[start]

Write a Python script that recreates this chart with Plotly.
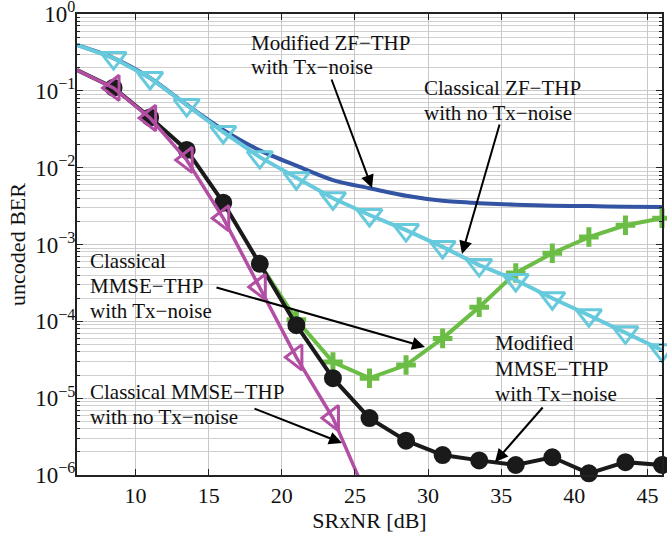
import plotly.graph_objects as go

# ---------------- data ----------------
snr_db = [6, 8.5, 11, 13.5, 16, 18.5, 21, 23.5, 26, 28.5, 31, 33.5, 36, 38.5, 41, 43.5, 46]

ber_mod_zf_txnoise = [0.395, 0.267, 0.147, 0.066, 0.031, 0.0168, 0.0106, 0.0069, 0.0054, 0.0043,
                      0.0037, 0.00345, 0.0033, 0.0032, 0.00316, 0.0031, 0.00307]
ber_cls_zf_notx = [0.395, 0.267, 0.147, 0.0653, 0.0291, 0.0137, 0.0073, 0.0040, 0.00242, 0.00154,
                   0.00093, 0.00054, 0.000345, 0.0002, 0.00012, 7.2e-5, 4.2e-5]
ber_cls_mmse_txnoise = [0.187, 0.11, 0.045, 0.017, 0.0035, 5.6e-4, 1.05e-4, 2.95e-5, 1.82e-5, 2.7e-5,
                        6.0e-5, 1.53e-4, 4.26e-4, 7.7e-4, 1.25e-3, 1.78e-3, 2.2e-3]
ber_mod_mmse_txnoise = [0.187, 0.11, 0.045, 0.017, 0.0035, 5.6e-4, 8.9e-5, 1.82e-5, 5.5e-6, 2.8e-6,
                        1.82e-6, 1.55e-6, 1.35e-6, 1.7e-6, 1.05e-6, 1.47e-6, 1.35e-6]
snr_db_mmse_notx = [6, 8.5, 11, 13.5, 16, 18.5, 21, 23.5, 26]
ber_cls_mmse_notx = [0.187, 0.109, 0.0443, 0.0126, 0.0022, 2.8e-4, 3.4e-5, 5.5e-6, 4.4e-7]

x_ticks = [10, 15, 20, 25, 30, 35, 40, 45]
y_ticks = [1e-6, 1e-5, 1e-4, 1e-3, 1e-2, 1e-1, 1e0]
y_tick_labels = ["10<sup>−6</sup>", "10<sup>−5</sup>", "10<sup>−4</sup>", "10<sup>−3</sup>",
                 "10<sup>−2</sup>", "10<sup>−1</sup>", "10<sup>0</sup>"]

# ---------------- styles ----------------
FONT = "Liberation Serif"
C_BLUE = "#3353a3"
C_CYAN = "#66c9dc"
C_GREEN = "#6cbd45"
C_BLACK = "#1a1a1a"
C_MAG = "#b24ea3"

fig = go.Figure()

def add_series(x, y, color, lw, symbol=None, msize=0, mline=0, mfill=None, clip=False):
    fig.add_trace(go.Scatter(x=x, y=y, mode="lines", line=dict(color=color, width=lw),
                             showlegend=False, hoverinfo="skip"))
    if symbol:
        fig.add_trace(go.Scatter(x=x[1:], y=y[1:], mode="markers", cliponaxis=clip,
                                 marker=dict(symbol=symbol, size=msize,
                                             color=mfill if mfill else color,
                                             line=dict(color=color, width=mline)),
                                 showlegend=False, hoverinfo="skip"))

fig.add_trace(go.Scatter(x=snr_db, y=ber_mod_zf_txnoise, mode="lines",
                         line=dict(color=C_BLUE, width=4, shape="spline", smoothing=0.8),
                         showlegend=False, hoverinfo="skip"))
add_series(snr_db[5:], ber_cls_mmse_txnoise[5:], C_GREEN, 4, "cross-thin", 14, 5)
add_series(snr_db, ber_mod_mmse_txnoise, C_BLACK, 4, "circle", 16, 2, C_BLACK)
add_series(snr_db, ber_cls_zf_notx, C_CYAN, 4, "triangle-down-open", 22, 3)
add_series(snr_db_mmse_notx, ber_cls_mmse_notx, C_MAG, 3.5, "triangle-left-open", 22, 3, clip=True)

# ---------------- annotations ----------------
L, R, T, B = 77, 662, 14, 475
W, H = 667, 533

def px(xp):
    return (xp - L) / (R - L)

def py(yp):
    return (B - yp) / (B - T)

def label(lines, xleft, ytop_center, step):
    for i, s in enumerate(lines):
        fig.add_annotation(x=px(xleft), y=py(ytop_center + i * step), xref="paper", yref="paper",
                           text=s, showarrow=False, xanchor="left", yanchor="middle",
                           font=dict(family=FONT, size=21, color="#111"))

def arrow(head, tail):
    fig.add_annotation(x=px(head[0]), y=py(head[1]), xref="paper", yref="paper",
                       ax=tail[0] - head[0], ay=tail[1] - head[1], text="",
                       showarrow=True, arrowhead=2, arrowsize=1.3, arrowwidth=2,
                       arrowcolor="#000")

label(["Modified ZF−THP", "with Tx−noise"], 249, 43, 24)
label(["Classical ZF−THP", "with no Tx−noise"], 422, 88, 25)
label(["Classical", "MMSE−THP", "with Tx−noise"], 88, 261, 25)
label(["Classical MMSE−THP", "with no Tx−noise"], 88, 392, 25)
label(["Modified", "MMSE−THP", "with Tx−noise"], 493, 343, 25.5)

arrow((372, 188), (331, 78))
arrow((462, 254), (500, 123))
arrow((425, 347), (215, 287))
arrow((342, 443), (253, 408))
arrow((495, 462), (544, 406))

minor_vals = [k * 10.0 ** e for e in range(-6, 0) for k in range(2, 10)]

fig.update_layout(
    width=W, height=H,
    margin=dict(l=L, r=W - R, t=T, b=H - B, autoexpand=False),
    paper_bgcolor="white", plot_bgcolor="white",
    font=dict(family=FONT, size=22, color="#111"),
    xaxis=dict(range=[6, 46], tickvals=x_ticks, showgrid=True, gridcolor="#c8c8c8", gridwidth=1,
               ticks="inside", ticklen=6, tickcolor="#222", mirror="allticks", showline=True,
               linecolor="#222", linewidth=2, zeroline=False, automargin=False,
               ticklabeloverflow="allow",
               tickfont=dict(family=FONT, size=22),
               title=dict(text="SRxNR [dB]", font=dict(family=FONT, size=22), standoff=2)),
    yaxis=dict(type="log", range=[-6, 0], tickvals=y_ticks, ticktext=y_tick_labels,
               showgrid=True, gridcolor="#c8c8c8", gridwidth=1,
               ticks="inside", ticklen=6, tickcolor="#222", mirror="allticks", showline=True,
               linecolor="#222", linewidth=2, zeroline=False, automargin=False,
               ticklabeloverflow="allow", ticklabelstandoff=-5,
               tickfont=dict(family=FONT, size=23),
               minor=dict(tickvals=minor_vals, ticks="inside", ticklen=3, tickcolor="#222",
                          showgrid=True, gridcolor="#d0d0d0", gridwidth=1),
               title=dict(text="uncoded BER", font=dict(family=FONT, size=22), standoff=4)),
)

fig.write_html("out.html", config={"displayModeBar": False},
               post_script="document.body.style.margin='0';document.body.style.padding='0';")
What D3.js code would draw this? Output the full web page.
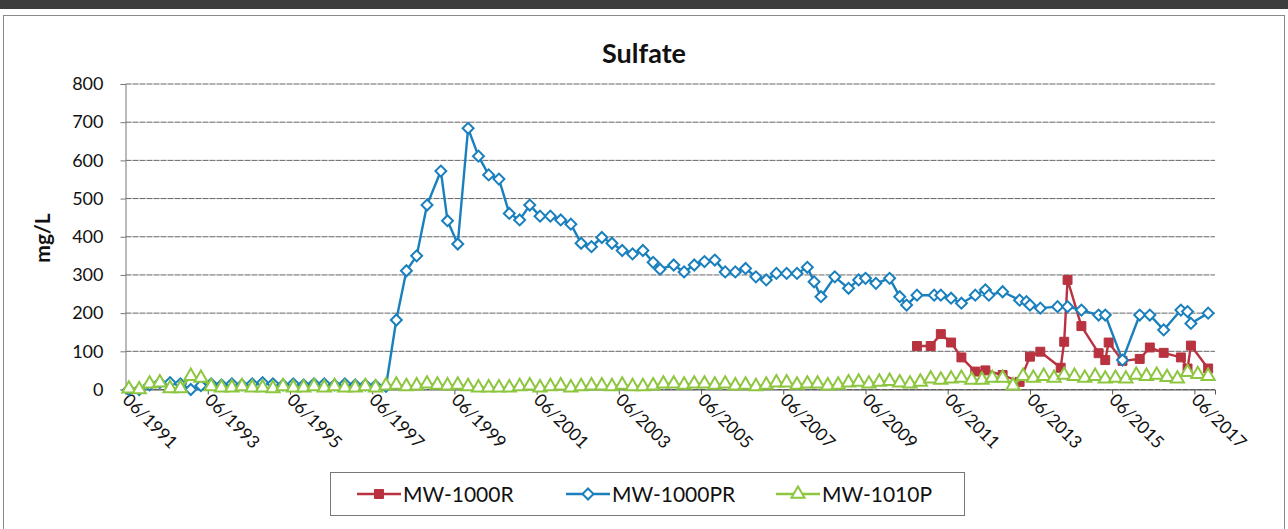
<!DOCTYPE html>
<html>
<head>
<meta charset="utf-8">
<script src="https://cdn.jsdelivr.net/npm/d3@7"></script>
<style>
  body { margin: 0; background: #fff; }
  svg { display: block; font-family: Lato, "Liberation Sans", sans-serif; }
</style>
</head>
<body>
<script>
// tick labels on the date axis
const xTickLabels = ["06/1991", "06/1993", "06/1995", "06/1997", "06/1999", "06/2001", "06/2003",
  "06/2005", "06/2007", "06/2009", "06/2011", "06/2013", "06/2015", "06/2017"];
const yTicks = [0, 100, 200, 300, 400, 500, 600, 700, 800];

// MW-1000R
const redDates = ["2010-09", "2011-01", "2011-04", "2011-07", "2011-10", "2012-02", "2012-05", "2012-10",
  "2013-03", "2013-06", "2013-09", "2014-03", "2014-04", "2014-05", "2014-09", "2015-02", "2015-04",
  "2015-05", "2015-09", "2016-02", "2016-05", "2016-09", "2017-02", "2017-04", "2017-05", "2017-10"];
const redValues = [114, 114, 145, 123, 84, 47, 50, 38,
  20, 86, 99, 57, 125, 287, 166, 95, 77,
  123, 75, 80, 110, 96, 84, 55, 115, 55];

// MW-1000PR
const blueDates = ["1991-07", "1991-10", "1992-01", "1992-04", "1992-07", "1992-10", "1993-01", "1993-04",
  "1993-07", "1993-10", "1994-01", "1994-04", "1994-07", "1994-10", "1995-01", "1995-04", "1995-07",
  "1995-10", "1996-01", "1996-04", "1996-07", "1996-10", "1997-01", "1997-04", "1997-07", "1997-10",
  "1998-01", "1998-04", "1998-07", "1998-10", "1999-02", "1999-04", "1999-07", "1999-10", "2000-01",
  "2000-04", "2000-07", "2000-10", "2001-01", "2001-04", "2001-07", "2001-10", "2002-01", "2002-04",
  "2002-07", "2002-10", "2003-01", "2003-04", "2003-07", "2003-10", "2004-01", "2004-04", "2004-06",
  "2004-10", "2005-01", "2005-04", "2005-07", "2005-10", "2006-01", "2006-04", "2006-07", "2006-10",
  "2007-01", "2007-04", "2007-07", "2007-10", "2008-01", "2008-03", "2008-05", "2008-09", "2009-01",
  "2009-04", "2009-06", "2009-09", "2010-01", "2010-04", "2010-06", "2010-09", "2011-02", "2011-04",
  "2011-07", "2011-10", "2012-02", "2012-05", "2012-06", "2012-10", "2013-03", "2013-05", "2013-06",
  "2013-09", "2014-02", "2014-05", "2014-09", "2015-02", "2015-04", "2015-09", "2016-02", "2016-05",
  "2016-09", "2017-02", "2017-04", "2017-05", "2017-10"];
const blueValues = [0, 0, 12, 18, 18, 15, 0, 10,
  15, 12, 15, 12, 15, 18, 15, 12, 15,
  12, 15, 15, 12, 15, 12, 12, 10, 8,
  182, 311, 350, 483, 572, 442, 381, 684, 611,
  562, 551, 461, 444, 483, 454, 454, 444, 433,
  383, 374, 398, 383, 364, 355, 364, 333, 315,
  326, 308, 326, 335, 339, 308, 308, 317, 295,
  287, 304, 304, 304, 320, 282, 243, 295, 265,
  287, 291, 278, 291, 243, 221, 247, 247, 247,
  239, 226, 247, 261, 247, 256, 234, 230, 221,
  213, 217, 217, 208, 195, 195, 77, 195, 195,
  156, 208, 204, 173, 200];

// MW-1010P
const greenDates = ["1991-07", "1991-10", "1992-01", "1992-04", "1992-07", "1992-10", "1993-01", "1993-04",
  "1993-07", "1993-10", "1994-01", "1994-04", "1994-07", "1994-10", "1995-01", "1995-04", "1995-07",
  "1995-10", "1996-01", "1996-04", "1996-07", "1996-10", "1997-01", "1997-04", "1997-07", "1997-10",
  "1998-01", "1998-04", "1998-07", "1998-10", "1999-01", "1999-04", "1999-07", "1999-10", "2000-01",
  "2000-04", "2000-07", "2000-10", "2001-01", "2001-04", "2001-07", "2001-10", "2002-01", "2002-04",
  "2002-07", "2002-10", "2003-01", "2003-04", "2003-07", "2003-10", "2004-01", "2004-04", "2004-07",
  "2004-10", "2005-01", "2005-04", "2005-07", "2005-10", "2006-01", "2006-04", "2006-07", "2006-10",
  "2007-01", "2007-04", "2007-07", "2007-10", "2008-01", "2008-04", "2008-07", "2008-10", "2009-01",
  "2009-04", "2009-07", "2009-10", "2010-01", "2010-04", "2010-07", "2010-10", "2011-01", "2011-04",
  "2011-07", "2011-10", "2012-01", "2012-04", "2012-07", "2012-10", "2013-01", "2013-04", "2013-07",
  "2013-10", "2014-01", "2014-04", "2014-07", "2014-10", "2015-01", "2015-04", "2015-07", "2015-10",
  "2016-01", "2016-04", "2016-07", "2016-10", "2017-01", "2017-04", "2017-07", "2017-10"];
const greenValues = [2, 0, 15, 18, 3, 3, 35, 30,
  8, 5, 5, 8, 5, 5, 3, 8, 5,
  5, 8, 5, 8, 5, 5, 8, 5, 10,
  12, 8, 10, 15, 12, 10, 12, 8, 5,
  5, 5, 5, 8, 10, 5, 8, 10, 5,
  8, 10, 10, 8, 12, 8, 8, 10, 15,
  15, 12, 15, 15, 12, 15, 10, 12, 8,
  12, 18, 18, 12, 15, 15, 10, 12, 18,
  20, 15, 20, 22, 18, 15, 20, 28, 25,
  28, 30, 25, 25, 30, 30, 10, 35, 30,
  35, 30, 38, 35, 30, 35, 28, 30, 28,
  38, 35, 38, 32, 28, 45, 40, 35];

const seriesNames = ["MW-1000R", "MW-1000PR", "MW-1010P"];
const seriesColors = ["#b8323f", "#1a80bd", "#8dc63f"];

const W = 1288, H = 529;
const plot = { left: 125.5, right: 1215, top: 84, bottom: 389.5 };
const parse = d3.timeParse("%Y-%m");
const parseTick = d3.timeParse("%m/%Y");

const svg = d3.select("body").append("svg")
  .attr("width", W)
  .attr("height", H);

// scanned page edge + chart border
svg.append("rect").attr("x", 0).attr("y", 0).attr("width", W).attr("height", 9).attr("fill", "#3d3d3d");
svg.append("rect")
  .attr("x", 3.5).attr("y", 15.5).attr("width", W - 7).attr("height", H)
  .attr("fill", "none").attr("stroke", "#8a8a8a").attr("stroke-width", 1);

const xScale = d3.scaleTime()
  .domain([parse("1991-06"), parse("2017-12")])
  .range([plot.left, plot.right]);

const yScale = d3.scaleLinear()
  .domain([0, 800])
  .range([plot.bottom, plot.top]);

svg.append("text")
  .attr("x", 644).attr("y", 63)
  .attr("text-anchor", "middle")
  .style("font-size", "27px").style("font-weight", "bold").style("fill", "#111")
  .text("Sulfate");

// gridlines
svg.append("g")
  .selectAll("line")
  .data(yTicks)
  .enter()
  .append("line")
  .attr("x1", plot.left).attr("x2", plot.right)
  .attr("y1", (d) => yScale(d)).attr("y2", (d) => yScale(d))
  .attr("stroke", "#666").attr("stroke-width", 1)
  .attr("stroke-dasharray", "6,1");

// y axis
const yAxis = d3.axisLeft(yScale).tickValues(yTicks).tickSize(5).tickPadding(17);
const gy = svg.append("g")
  .attr("transform", "translate(" + plot.left + ",0)")
  .call(yAxis);
gy.select(".domain").attr("stroke", "#777");
gy.selectAll(".tick line").attr("stroke", "#777");
gy.selectAll("text").style("font-size", "18px").style("fill", "#111").style("font-family", "Lato, sans-serif");

svg.append("text")
  .attr("transform", "translate(50,238) rotate(-90)")
  .attr("text-anchor", "middle")
  .style("font-size", "21px").style("font-weight", "bold").style("fill", "#111")
  .text("mg/L");

// x axis
const xTickDates = xTickLabels.map((d) => parseTick(d));
const xAxis = d3.axisBottom(xScale).tickValues(xTickDates).tickSize(5).tickFormat("");
const gx = svg.append("g")
  .attr("transform", "translate(0," + plot.bottom + ")")
  .call(xAxis);
gx.select(".domain").attr("stroke", "#555");
gx.selectAll(".tick line").attr("stroke", "#555");

svg.append("g")
  .selectAll("text")
  .data(xTickLabels)
  .enter()
  .append("text")
  .attr("transform", (d) => "translate(" + (xScale(parseTick(d)) - 4) + ",401) rotate(45)")
  .style("font-size", "17.5px").style("fill", "#111")
  .text((d) => d);

// series
const symbols = [d3.symbolSquare, d3.symbolSquare, d3.symbolTriangle];
const symbolSizes = [80, 60, 75];
const symbolRotate = [0, 45, 0];
const allSeries = [
  redDates.map((d, i) => ({ date: parse(d), value: redValues[i] })),
  blueDates.map((d, i) => ({ date: parse(d), value: blueValues[i] })),
  greenDates.map((d, i) => ({ date: parse(d), value: greenValues[i] }))
];

const line = d3.line()
  .x((d) => xScale(d.date))
  .y((d) => yScale(d.value));

allSeries.forEach((data, s) => {
  const g = svg.append("g");
  g.append("path")
    .datum(data)
    .attr("d", line)
    .attr("fill", "none")
    .attr("stroke", seriesColors[s])
    .attr("stroke-width", 2.4)
    .attr("stroke-linejoin", "round");
  g.selectAll("path.marker")
    .data(data)
    .enter()
    .append("path")
    .attr("class", "marker")
    .attr("d", d3.symbol().type(symbols[s]).size(symbolSizes[s]))
    .attr("transform", (d) => "translate(" + xScale(d.date) + "," + yScale(d.value) + ") rotate(" + symbolRotate[s] + ")")
    .attr("fill", s === 0 ? seriesColors[s] : "#fff")
    .attr("stroke", seriesColors[s])
    .attr("stroke-width", s === 0 ? 1 : 2);
});

// legend
const legendBox = { x: 330.5, y: 472.5, w: 634, h: 43 };
svg.append("rect")
  .attr("x", legendBox.x).attr("y", legendBox.y)
  .attr("width", legendBox.w).attr("height", legendBox.h)
  .attr("fill", "#fff").attr("stroke", "#777");

const legendX = [357, 566, 776];
const legend = svg.append("g")
  .selectAll("g")
  .data(seriesNames)
  .enter()
  .append("g")
  .attr("transform", (d, i) => "translate(" + legendX[i] + ",494)");

legend.append("line")
  .attr("x1", 0).attr("x2", 44)
  .attr("stroke", (d, i) => seriesColors[i])
  .attr("stroke-width", 2.4);
legend.append("path")
  .attr("d", (d, i) => d3.symbol().type(symbols[i]).size(symbolSizes[i])())
  .attr("transform", (d, i) => "translate(22,0) rotate(" + symbolRotate[i] + ")")
  .attr("fill", (d, i) => i === 0 ? seriesColors[i] : "#fff")
  .attr("stroke", (d, i) => seriesColors[i])
  .attr("stroke-width", (d, i) => i === 0 ? 1 : 2);
legend.append("text")
  .attr("x", 46).attr("y", 7.5)
  .style("font-size", "21px").style("fill", "#111")
  .text((d) => d);
</script>
</body>
</html>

[end]

#### Task to complete:
From the records above, copy only the lines running from the line containing "What D3.js code" to the line containing "123, 75, 80, 110, 96, 84, 55, 115, 55];", both ends included. Leave the pictures out.

#### Response:
What D3.js code would draw this? Output the full web page.
<!DOCTYPE html>
<html>
<head>
<meta charset="utf-8">
<script src="https://cdn.jsdelivr.net/npm/d3@7"></script>
<style>
  body { margin: 0; background: #fff; }
  svg { display: block; font-family: Lato, "Liberation Sans", sans-serif; }
</style>
</head>
<body>
<script>
// tick labels on the date axis
const xTickLabels = ["06/1991", "06/1993", "06/1995", "06/1997", "06/1999", "06/2001", "06/2003",
  "06/2005", "06/2007", "06/2009", "06/2011", "06/2013", "06/2015", "06/2017"];
const yTicks = [0, 100, 200, 300, 400, 500, 600, 700, 800];

// MW-1000R
const redDates = ["2010-09", "2011-01", "2011-04", "2011-07", "2011-10", "2012-02", "2012-05", "2012-10",
  "2013-03", "2013-06", "2013-09", "2014-03", "2014-04", "2014-05", "2014-09", "2015-02", "2015-04",
  "2015-05", "2015-09", "2016-02", "2016-05", "2016-09", "2017-02", "2017-04", "2017-05", "2017-10"];
const redValues = [114, 114, 145, 123, 84, 47, 50, 38,
  20, 86, 99, 57, 125, 287, 166, 95, 77,
  123, 75, 80, 110, 96, 84, 55, 115, 55];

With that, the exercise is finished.